Friday, October 27, 2017

The Painted Fish gets a geology lesson

My friend Neville spent the best part of a year building a bread and breakfast in Hatchet Cove called "The Painted Fish".  Its a 4-star establishment with 5-star amenities.  Not only is it a B&B (airbnb) but they also offer kayak tours.

Neville told me he gets a lot of questions about the geology on the tours so I joined him to give him a rudimentary geology class.  It was foggy but started to clear once we got on the water.

It was a spectacular day weather wise but also scenery wise.  The fall colours were on vivid display as we left Hatchet Cove.

The water was dead calm and reflected the scenery in immaculate detail.  One of the first questions Neville had was what type of rocks were these and what processes tipped them at these angles that in the reflected water looked like arrows pointing the way.

I explained the three basic rock types.  Igneous, sedimentary and metamorphic.  These were sedimentary siltstones that were once part of the ancient continent of Gondwana (current continents of South America, Africa, Australia and Antarctica).  These rocks were sent adrift across the Iapetus Ocean (pre-Atlantic Ocean) after the micro-continent of Avalonia was rafted off of  Gondwana.

Across the strait fog still lingered while we were in sunshine.  Back to Geology 101.

Across the Iapetus Ocean lay Laurentia (currently North America).  During the Cambrian Period (between 542 - 488 million years ago) the Iapetus Ocean began to close as Gondwana and Laurentia began to drift together sweeping up Avalonia and volcanic island arcs along the way.  Between the Ordovicin an Silurian periods the Iapetus Ocean closed and Avalonia was appended to what would become North America.

Tremendous forces of collision forced flat laying sediments to be tipped at various angles we saw along the shore.

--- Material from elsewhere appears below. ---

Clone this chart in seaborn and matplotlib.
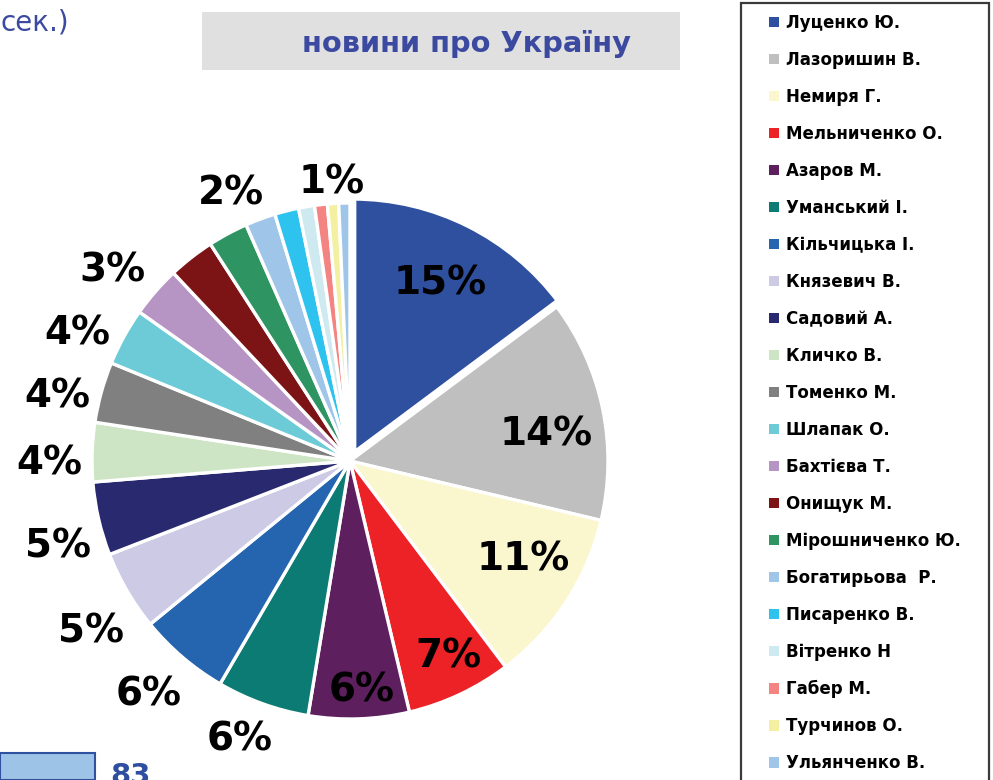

The next query was "What are these rocks and what makes them red?"  Siltstones are not the only rocks in Northwest Arm.  These were interbedded sandstones and conglomerates that were deposited in shallow waters.  Deep water in anoxic (oxygen poor) whereas shallow water is well oxygenated that oxidized (rusted) the hematite (iron) in the sediments.

The tremendous forces of collision are evident in this small tightly folded siltstone and ...

... if not convinced, more evidence the deformation the collision caused.

We paddled up to the entrance of St. Jones Within before turning back so I could head for home early enough to avoid driving in the dark.  Driving in the dark around here is risky with the possibility of moose collisions.

Again, the still water captured the hilly scenery in exquisite detail.

We arrived back in Hatchet Cove an the red roofed Painted Fish with its waterfront views.

It was the first time I paddled in the area and won't be the last.


  1. What an interesting trip to read and to view!
    Appreciate your short lesson very much, this time too. Safe paddling!

    1. Thanks! The shoreline is one of the best places to see the geology of Newfoundland.

  2. Tony, Thanks for the Geology 101 but I do not think I am going to do well with the exam, the terminology is crazy. I have always liked paddling in the fall when the trees turn colour and the weather was exceptional.

    1. I think you know enough now to at least reply to the questions you've been asked. I'm only an email away if you need more info!